I think most can relate to parts of your post, myself included. There's still a stigma associated with admitting any kind of social or behavioural privation, as we believe as a whole, that "weaknesses" will be pounced upon and used against us. Therefore we keep this secret and become very good at acting in order to try and appear normal.

Something I noticed with myself, is that if I sense someone I meet also has SA, I become unconsciously less willing to let my guard down. This must be related to the worry of a fellow SA sufferer noticing the traits and then busting open my big secret. Of course this is ridiculous, but we all know how irrational humans are at times.

Anyway, whatever the case may be, we need to accept who we are and what we're lacking, and certainly cease the self-hatred, because this only makes our anxiety even worse. Once we've done this, we can actually address the issue and start correcting it, but we need to accept our true starting point, otherwise we'll forever be stuck in the same old cycle.

Like you, I used to hate myself for having social anxiety as well, however I've since realised that many of the factors, which led to my disposition, were out of my control. Of course, I've definitely exacerbated some of these by irrational patterns of thinking, so we need to accept a modicum of resposnisbility too. But, I'm sure there are others that I'm not even aware of, which by default are even further out of my control.

For example, if reincarnation is true, maybe our SA is carried over from past lives, caused by a cumulative number of harrowing experiences being unaddressed and unresolved in our corresponding lifetimes. Or, maybe this is our first embodiment, which would explain why we find social interaction so alien at times. Would you still hate yourself if either of these were the cause of your anxiety...I hope not.

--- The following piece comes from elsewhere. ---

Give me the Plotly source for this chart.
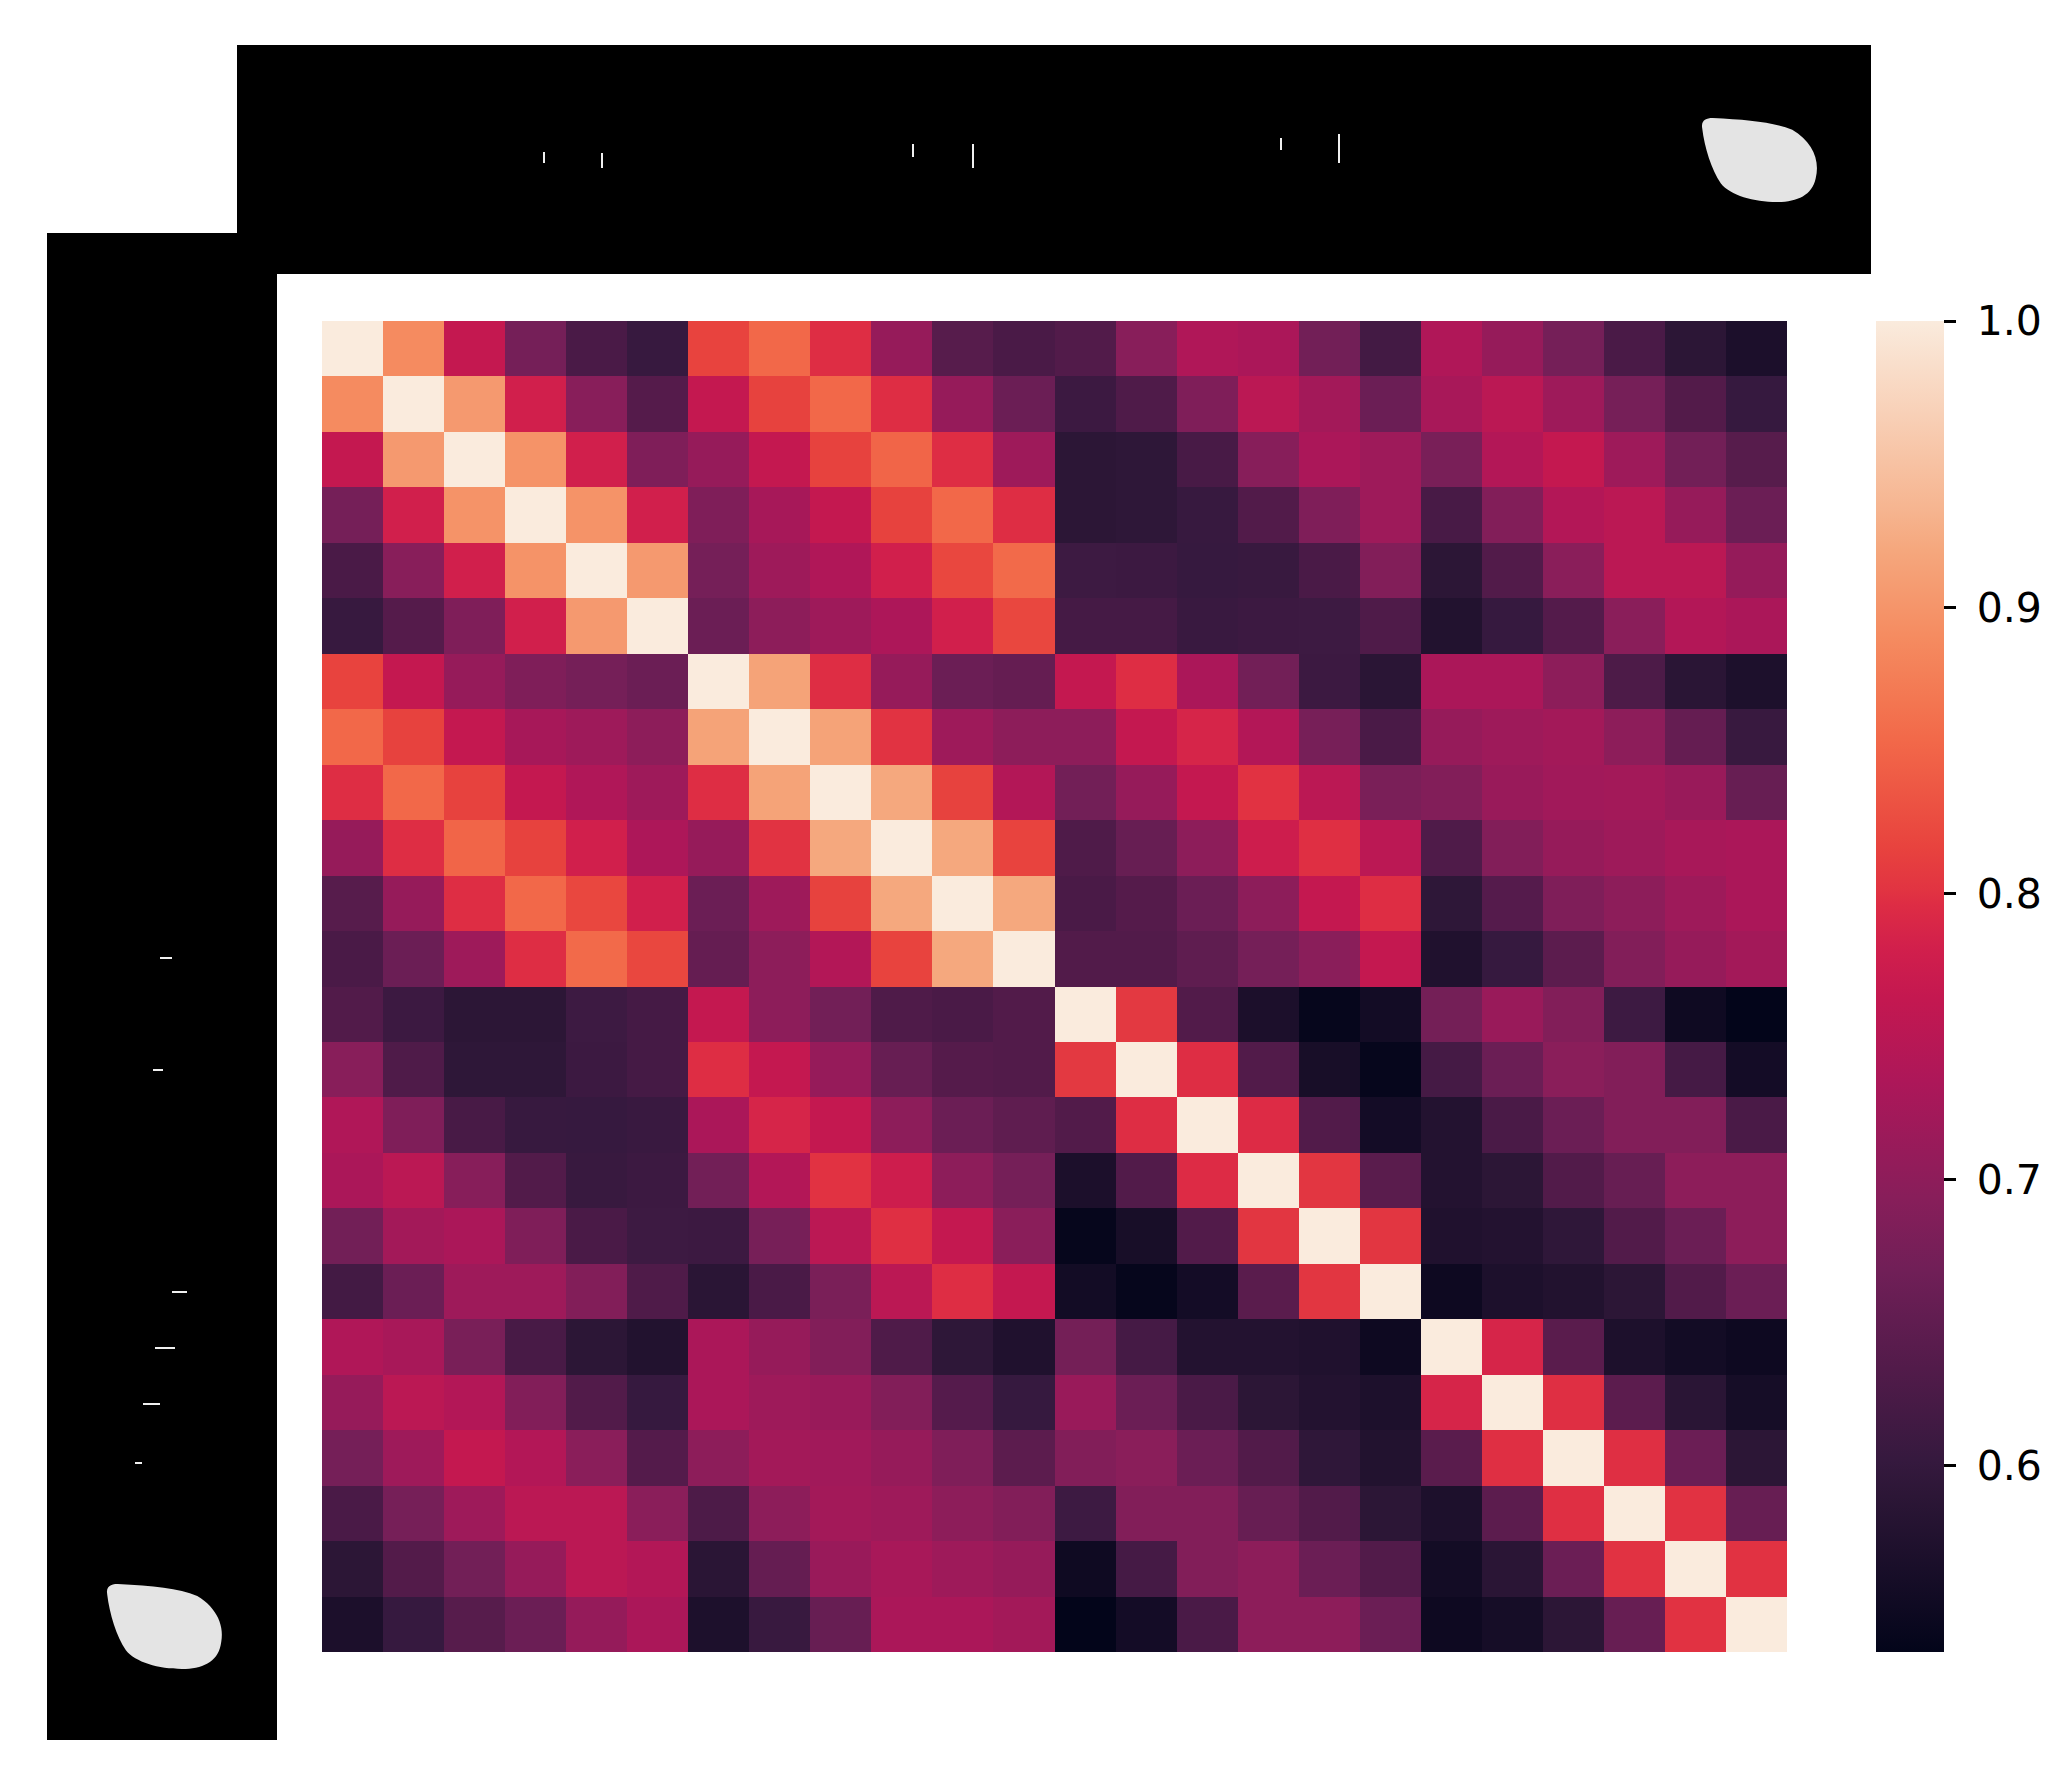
import numpy as np
import plotly.graph_objects as go

W, H = 2069, 1788

# Upper-triangle correlation values (row i, columns i+1 .. 23)
r00 = [0.889, 0.764, 0.673, 0.625, 0.604, 0.816, 0.853, 0.797, 0.709, 0.640, 0.625, 0.634, 0.694, 0.738, 0.732, 0.670, 0.617, 0.738, 0.709, 0.673, 0.625, 0.589, 0.568]
r01 = [0.905, 0.781, 0.694, 0.637, 0.764, 0.815, 0.853, 0.797, 0.709, 0.662, 0.609, 0.631, 0.684, 0.752, 0.724, 0.662, 0.729, 0.752, 0.718, 0.675, 0.635, 0.603]
r02 = [0.898, 0.781, 0.684, 0.709, 0.764, 0.815, 0.850, 0.797, 0.718, 0.589, 0.592, 0.623, 0.693, 0.732, 0.718, 0.678, 0.742, 0.764, 0.718, 0.670, 0.640]
r03 = [0.898, 0.781, 0.684, 0.728, 0.764, 0.815, 0.853, 0.797, 0.589, 0.592, 0.604, 0.634, 0.684, 0.718, 0.623, 0.687, 0.742, 0.752, 0.709, 0.662]
r04 = [0.905, 0.673, 0.718, 0.738, 0.781, 0.820, 0.855, 0.611, 0.609, 0.603, 0.605, 0.625, 0.687, 0.589, 0.634, 0.696, 0.752, 0.752, 0.708]
r05 = [0.662, 0.699, 0.718, 0.734, 0.781, 0.820, 0.620, 0.620, 0.606, 0.609, 0.611, 0.631, 0.576, 0.603, 0.636, 0.696, 0.742, 0.732]
r06 = [0.915, 0.797, 0.709, 0.662, 0.655, 0.764, 0.797, 0.732, 0.670, 0.609, 0.587, 0.732, 0.732, 0.699, 0.628, 0.587, 0.570]
r07 = [0.915, 0.801, 0.718, 0.699, 0.700, 0.764, 0.787, 0.742, 0.676, 0.625, 0.709, 0.718, 0.724, 0.700, 0.655, 0.605]
r08 = [0.921, 0.815, 0.742, 0.670, 0.709, 0.764, 0.800, 0.752, 0.679, 0.687, 0.713, 0.721, 0.724, 0.713, 0.658]
r09 = [0.921, 0.816, 0.631, 0.658, 0.700, 0.775, 0.798, 0.752, 0.631, 0.687, 0.709, 0.718, 0.729, 0.732]
r10 = [0.921, 0.625, 0.637, 0.662, 0.700, 0.764, 0.797, 0.592, 0.638, 0.684, 0.700, 0.718, 0.732]
r11 = [0.634, 0.634, 0.649, 0.673, 0.696, 0.764, 0.574, 0.603, 0.645, 0.687, 0.709, 0.724]
r12 = [0.806, 0.634, 0.568, 0.539, 0.556, 0.672, 0.713, 0.687, 0.611, 0.551, 0.535]
r13 = [0.797, 0.634, 0.563, 0.539, 0.620, 0.662, 0.696, 0.687, 0.620, 0.558]
r14 = [0.795, 0.634, 0.558, 0.578, 0.625, 0.662, 0.687, 0.687, 0.625]
r15 = [0.803, 0.643, 0.578, 0.589, 0.634, 0.658, 0.700, 0.700]
r16 = [0.803, 0.574, 0.578, 0.594, 0.634, 0.662, 0.700]
r17 = [0.549, 0.570, 0.576, 0.589, 0.634, 0.662]
r18 = [0.787, 0.643, 0.570, 0.556, 0.549]
r19 = [0.798, 0.645, 0.587, 0.560]
r20 = [0.798, 0.662, 0.589]
r21 = [0.800, 0.658]
r22 = [0.800]
upper_rows = [r00, r01, r02, r03, r04, r05, r06, r07, r08, r09, r10, r11,
              r12, r13, r14, r15, r16, r17, r18, r19, r20, r21, r22]

cbar_ticks = [0.6, 0.7, 0.8, 0.9, 1.0]
zmin, zmax = 0.535, 1.0

n = len(upper_rows) + 1
Z = np.eye(n)
for i, row in enumerate(upper_rows):
    for k, v in enumerate(row):
        j = i + 1 + k
        Z[i, j] = v
        Z[j, i] = v

rocket = [
    [0.0, "#03051a"], [0.117, "#2c1636"], [0.143, "#35193e"], [0.213, "#521b4a"],
    [0.286, "#701f57"], [0.342, "#881e5a"], [0.375, "#961b5a"], [0.429, "#ad1759"],
    [0.492, "#c41850"], [0.528, "#d11f4c"], [0.563, "#de2d44"], [0.571, "#e13342"],
    [0.605, "#e8433e"], [0.684, "#f26849"], [0.714, "#f37651"], [0.762, "#f58b60"],
    [0.83, "#f5a87e"], [0.857, "#f6b48f"], [1.0, "#faebdd"],
]

def px(x):
    return x / W

def py(y):
    return 1 - y / H

hm_l, hm_r, hm_t, hm_b = 322, 1787, 321, 1652

fig = go.Figure(go.Heatmap(
    z=Z, x=list(range(n)), y=list(range(n)),
    colorscale=rocket, zmin=zmin, zmax=zmax,
    colorbar=dict(
        x=px(1876), xanchor="left", y=py(hm_t), yanchor="top",
        xpad=0, ypad=0,
        thickness=68, thicknessmode="pixels", len=hm_b - hm_t, lenmode="pixels",
        outlinewidth=0, ticks="outside", ticklen=12, tickwidth=3, tickcolor="black",
        tickvals=cbar_ticks, ticktext=[f" {t:.1f}" for t in cbar_ticks],
        tickfont=dict(family="DejaVu Sans", size=41, color="black"),
    ),
    hoverinfo="skip",
))

shapes = []
# black panels
shapes.append(dict(type="rect", xref="paper", yref="paper", x0=px(237), x1=px(1871),
                   y0=py(274), y1=py(45), fillcolor="black", line=dict(width=0), layer="above"))
shapes.append(dict(type="rect", xref="paper", yref="paper", x0=px(47), x1=px(277),
                   y0=py(1740), y1=py(233), fillcolor="black", line=dict(width=0), layer="above"))

blob_tpl = [("M", [(0.01, 0.12)]),
            ("C", [(0.0, 0.03), (0.04, 0.0), (0.1, 0.0)]),
            ("C", [(0.4, 0.02), (0.62, 0.05), (0.78, 0.14)]),
            ("C", [(0.95, 0.28), (1.02, 0.5), (0.98, 0.72)]),
            ("C", [(0.95, 0.92), (0.82, 1.0), (0.65, 1.0)]),
            ("C", [(0.45, 1.0), (0.25, 0.92), (0.17, 0.78)]),
            ("C", [(0.09, 0.62), (0.03, 0.35), (0.01, 0.12)])]

def blob(x0, x1, y0, y1):
    parts = []
    for cmd, pts in blob_tpl:
        s = " ".join(f"{px(x0 + a * (x1 - x0)):.5f},{py(y0 + b * (y1 - y0)):.5f}" for a, b in pts)
        parts.append(f"{cmd} {s}")
    return " ".join(parts) + " Z"

for bb in [(1701, 1818, 118, 202), (106, 223, 1584, 1669)]:
    shapes.append(dict(type="path", xref="paper", yref="paper", path=blob(*bb),
                       fillcolor="#e4e4e4", line=dict(width=0), layer="above"))

# small light slivers inside the panels
for x, ya, yb in [(544, 152, 163), (602, 153, 168), (913, 144, 157), (973, 144, 168),
                  (1281, 138, 150), (1339, 134, 163)]:
    shapes.append(dict(type="line", xref="paper", yref="paper", x0=px(x), x1=px(x),
                       y0=py(ya), y1=py(yb), line=dict(color="#f0f0f0", width=2), layer="above"))
for xa, xb, y in [(160, 172, 958), (153, 163, 1070), (172, 187, 1292), (155, 175, 1348),
                  (143, 160, 1404), (135, 142, 1463)]:
    shapes.append(dict(type="line", xref="paper", yref="paper", x0=px(xa), x1=px(xb),
                       y0=py(y), y1=py(y), line=dict(color="#f0f0f0", width=2), layer="above"))

fig.update_layout(
    width=W, height=H, margin=dict(l=0, r=0, t=0, b=0),
    paper_bgcolor="white", plot_bgcolor="white",
    xaxis=dict(domain=[px(hm_l), px(hm_r)], range=[-0.5, n - 0.5], showticklabels=False,
               showgrid=False, zeroline=False, ticks="", showline=False),
    yaxis=dict(domain=[py(hm_b), py(hm_t)], range=[n - 0.5, -0.5], showticklabels=False,
               showgrid=False, zeroline=False, ticks="", showline=False),
    shapes=shapes,
    font=dict(family="DejaVu Sans"),
)

fig.write_html("out.html")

Whether you accept or refute that there's a spiritual element at play isn't the point, although personally I believe there is. What I'm saying, is that there are many unknowns that got us to the place where we are, and many things we had no control over, so don't hate yourself just because you haven't developed the necessary wisdom required to treat externals in your life with an ambivalent indifference; these are the abilities of a sage! However, that's not to say that we can't become "sage-like" in the future.


----------



## DickTracy (Jul 19, 2014)

Yeah, at this point I'm just going to try to determine all the facts of the matter, and rationally assess what I truly believe. I'll decide what is rational, and what isn't. Even after I get to that point I will most likely have to remind myself of it constantly because I feel like my judgement gets so impaired because of my emotions. It's not like people with SA are stupid or anything, yet we still think these really crazy.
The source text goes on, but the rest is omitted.